- _Source material_:

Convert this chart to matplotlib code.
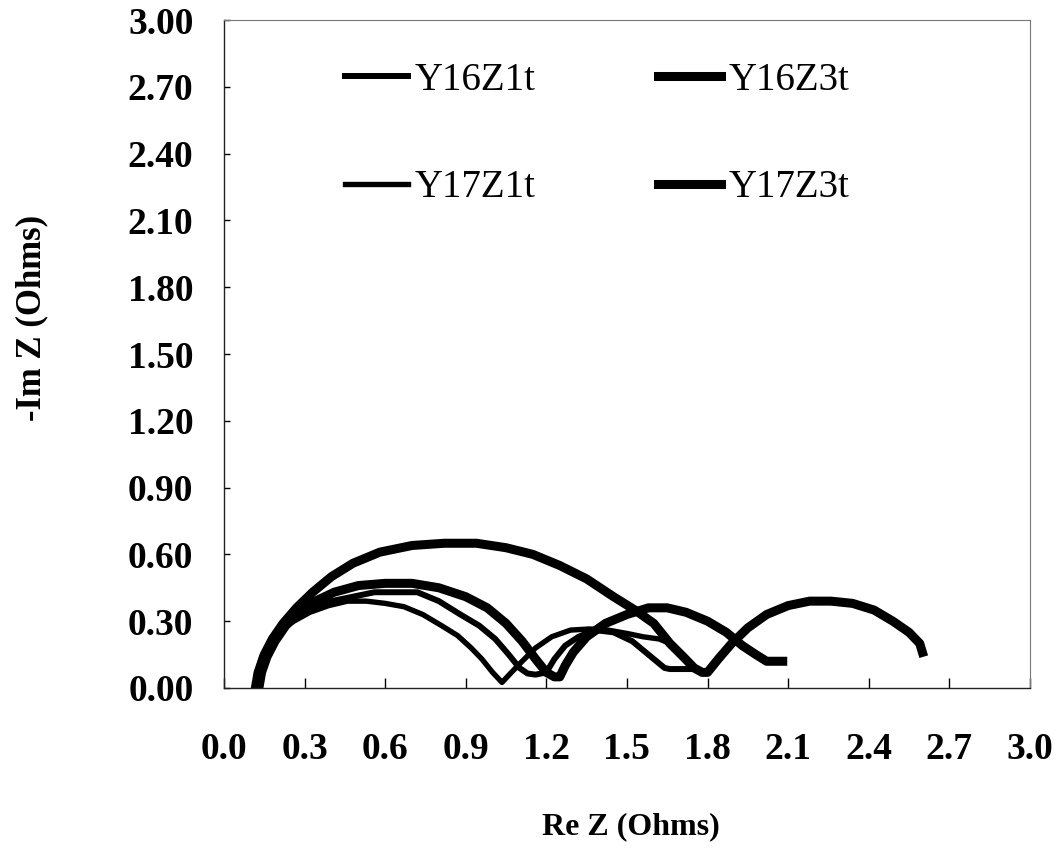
import matplotlib
matplotlib.use('Agg')
import matplotlib.pyplot as plt

# =====================================================
# DATA  (Nyquist arcs)
# =====================================================

y16z1t_re = [0.12, 0.13, 0.15, 0.18, 0.22, 0.27, 0.33, 0.40, 0.48, 0.56, 0.64, 0.72,
             0.80, 0.88, 0.95, 1.01, 1.06, 1.10, 1.13, 1.16, 1.20, 1.23, 1.27, 1.32,
             1.38, 1.45, 1.52, 1.57, 1.61, 1.64, 1.66, 1.70, 1.74]
y16z1t_im = [0.00, 0.07, 0.14, 0.21, 0.27, 0.32, 0.36, 0.39, 0.41, 0.43, 0.43, 0.43,
             0.39, 0.33, 0.28, 0.22, 0.15, 0.09, 0.065, 0.06, 0.07, 0.13, 0.19, 0.23,
             0.26, 0.25, 0.21, 0.16, 0.12, 0.09, 0.085, 0.085, 0.085]

y16z3t_re = [0.13, 0.14, 0.16, 0.19, 0.23, 0.28, 0.34, 0.41, 0.50, 0.60, 0.70, 0.80,
             0.90, 0.98, 1.05, 1.11, 1.16, 1.20, 1.23, 1.25, 1.27, 1.30, 1.35, 1.42,
             1.50, 1.58, 1.65, 1.72, 1.80, 1.87, 1.93, 1.98, 2.02, 2.05, 2.08]
y16z3t_im = [0.00, 0.07, 0.14, 0.21, 0.28, 0.34, 0.39, 0.43, 0.46, 0.47, 0.47, 0.45,
             0.41, 0.36, 0.29, 0.21, 0.13, 0.07, 0.05, 0.05, 0.10, 0.16, 0.23, 0.29,
             0.33, 0.36, 0.36, 0.34, 0.30, 0.25, 0.19, 0.15, 0.12, 0.12, 0.12]

y17z1t_re = [0.11, 0.12, 0.14, 0.17, 0.21, 0.26, 0.32, 0.39, 0.46, 0.53, 0.60, 0.67,
             0.74, 0.81, 0.87, 0.92, 0.96, 1.00, 1.035, 1.07, 1.11, 1.16, 1.22, 1.29,
             1.36, 1.43, 1.50, 1.56, 1.62, 1.66]
y17z1t_im = [0.00, 0.07, 0.14, 0.20, 0.26, 0.30, 0.34, 0.37, 0.39, 0.39, 0.38, 0.365,
             0.33, 0.28, 0.235, 0.18, 0.13, 0.07, 0.025, 0.07, 0.12, 0.18, 0.23, 0.26,
             0.265, 0.26, 0.245, 0.23, 0.22, 0.20]

y17z3t_re = [0.12, 0.13, 0.15, 0.18, 0.22, 0.27, 0.33, 0.40, 0.48, 0.58, 0.70, 0.82,
             0.94, 1.05, 1.15, 1.25, 1.35, 1.45, 1.53, 1.60, 1.66, 1.71, 1.75, 1.78,
             1.80, 1.84, 1.89, 1.95, 2.02, 2.10, 2.18, 2.26, 2.34, 2.42, 2.49, 2.55,
             2.59, 2.60]
y17z3t_im = [0.00, 0.07, 0.15, 0.22, 0.29, 0.36, 0.43, 0.50, 0.56, 0.61, 0.64, 0.65,
             0.65, 0.63, 0.60, 0.55, 0.49, 0.41, 0.35, 0.29, 0.20, 0.14, 0.09, 0.07,
             0.07, 0.13, 0.20, 0.27, 0.33, 0.37, 0.39, 0.39, 0.38, 0.35, 0.30, 0.25,
             0.20, 0.16]

x_ticks = [0.0, 0.3, 0.6, 0.9, 1.2, 1.5, 1.8, 2.1, 2.4, 2.7, 3.0]
y_ticks = [0.00, 0.30, 0.60, 0.90, 1.20, 1.50, 1.80, 2.10, 2.40, 2.70, 3.00]

# =====================================================
# PLOT
# =====================================================

plt.rcParams['font.family'] = ['Liberation Serif', 'DejaVu Serif']

fig = plt.figure(figsize=(10.59, 8.63), dpi=100)
ax = fig.add_axes([0.2115, 0.2028, 0.761, 0.774])

thin = 4.3
thick = 6.5

l1, = ax.plot(y16z1t_re, y16z1t_im, color='black', lw=thin, label='Y16Z1t',
              solid_joinstyle='round')
l2, = ax.plot(y16z3t_re, y16z3t_im, color='black', lw=thick, label='Y16Z3t',
              solid_joinstyle='round')
l3, = ax.plot(y17z1t_re, y17z1t_im, color='black', lw=thin * 0.9, label='Y17Z1t',
              solid_joinstyle='round')
l4, = ax.plot(y17z3t_re, y17z3t_im, color='black', lw=thick, label='Y17Z3t',
              solid_joinstyle='round')

ax.set_xlim(0, 3.0)
ax.set_ylim(0, 3.0)

ax.set_xticks(x_ticks)
ax.set_xticklabels([f'{v:.1f}' for v in x_ticks])
ax.set_yticks(y_ticks)
ax.set_yticklabels([f'{v:.2f}' for v in y_ticks])

for lab in ax.get_xticklabels() + ax.get_yticklabels():
    lab.set_fontweight('bold')
    lab.set_fontsize(27)

ax.tick_params(axis='x', direction='in', length=7, width=1, pad=32)
ax.tick_params(axis='y', direction='in', length=4, width=1, pad=22)

for side in ['left', 'bottom']:
    ax.spines[side].set_linewidth(1.0)
    ax.spines[side].set_color('#222222')
for side in ['top', 'right']:
    ax.spines[side].set_linewidth(0.8)
    ax.spines[side].set_color('#777777')

fig.text(0.596, 0.042, 'Re Z (Ohms)', ha='center', va='center',
         fontsize=23, fontweight='bold')
fig.text(0.030, 0.632, '-Im Z (Ohms)', ha='center', va='center',
         rotation=90, fontsize=25, fontweight='bold')

# legend filled column-wise: Z1t entries on the left, Z3t on the right
leg = ax.legend([l1, l3, l2, l4], ['Y16Z1t', 'Y17Z1t', 'Y16Z3t', 'Y17Z3t'],
                ncol=2, loc='upper left', bbox_to_anchor=(0.150, 0.937),
                frameon=False, fontsize=28, handlelength=1.62,
                handletextpad=0.18, columnspacing=3.15, labelspacing=1.81,
                borderpad=0, borderaxespad=0)

plt.savefig('out.png', dpi=100)
plt.close()
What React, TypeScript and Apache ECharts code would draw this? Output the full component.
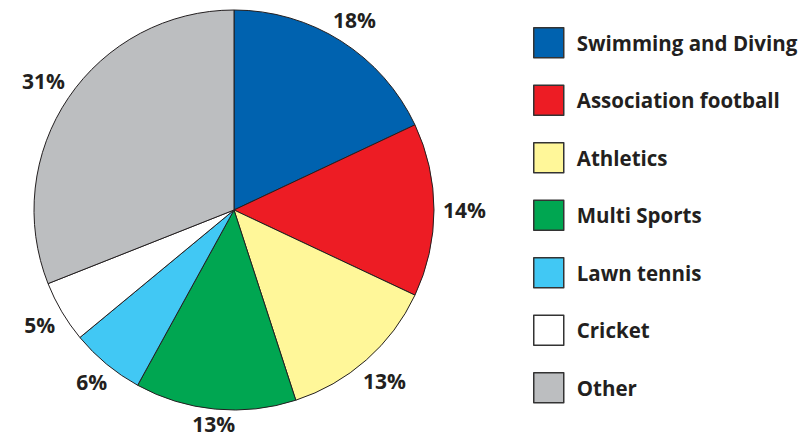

- _Exercise_: Repeat the lines above, starting at the first and stopping after the line that holds "0.265, 0.26, 0.245, 0.23, 0.22, 0.20]", with the pictures left out.

- _Solution_:
Convert this chart to matplotlib code.
import matplotlib
matplotlib.use('Agg')
import matplotlib.pyplot as plt

# =====================================================
# DATA  (Nyquist arcs)
# =====================================================

y16z1t_re = [0.12, 0.13, 0.15, 0.18, 0.22, 0.27, 0.33, 0.40, 0.48, 0.56, 0.64, 0.72,
             0.80, 0.88, 0.95, 1.01, 1.06, 1.10, 1.13, 1.16, 1.20, 1.23, 1.27, 1.32,
             1.38, 1.45, 1.52, 1.57, 1.61, 1.64, 1.66, 1.70, 1.74]
y16z1t_im = [0.00, 0.07, 0.14, 0.21, 0.27, 0.32, 0.36, 0.39, 0.41, 0.43, 0.43, 0.43,
             0.39, 0.33, 0.28, 0.22, 0.15, 0.09, 0.065, 0.06, 0.07, 0.13, 0.19, 0.23,
             0.26, 0.25, 0.21, 0.16, 0.12, 0.09, 0.085, 0.085, 0.085]

y16z3t_re = [0.13, 0.14, 0.16, 0.19, 0.23, 0.28, 0.34, 0.41, 0.50, 0.60, 0.70, 0.80,
             0.90, 0.98, 1.05, 1.11, 1.16, 1.20, 1.23, 1.25, 1.27, 1.30, 1.35, 1.42,
             1.50, 1.58, 1.65, 1.72, 1.80, 1.87, 1.93, 1.98, 2.02, 2.05, 2.08]
y16z3t_im = [0.00, 0.07, 0.14, 0.21, 0.28, 0.34, 0.39, 0.43, 0.46, 0.47, 0.47, 0.45,
             0.41, 0.36, 0.29, 0.21, 0.13, 0.07, 0.05, 0.05, 0.10, 0.16, 0.23, 0.29,
             0.33, 0.36, 0.36, 0.34, 0.30, 0.25, 0.19, 0.15, 0.12, 0.12, 0.12]

y17z1t_re = [0.11, 0.12, 0.14, 0.17, 0.21, 0.26, 0.32, 0.39, 0.46, 0.53, 0.60, 0.67,
             0.74, 0.81, 0.87, 0.92, 0.96, 1.00, 1.035, 1.07, 1.11, 1.16, 1.22, 1.29,
             1.36, 1.43, 1.50, 1.56, 1.62, 1.66]
y17z1t_im = [0.00, 0.07, 0.14, 0.20, 0.26, 0.30, 0.34, 0.37, 0.39, 0.39, 0.38, 0.365,
             0.33, 0.28, 0.235, 0.18, 0.13, 0.07, 0.025, 0.07, 0.12, 0.18, 0.23, 0.26,
             0.265, 0.26, 0.245, 0.23, 0.22, 0.20]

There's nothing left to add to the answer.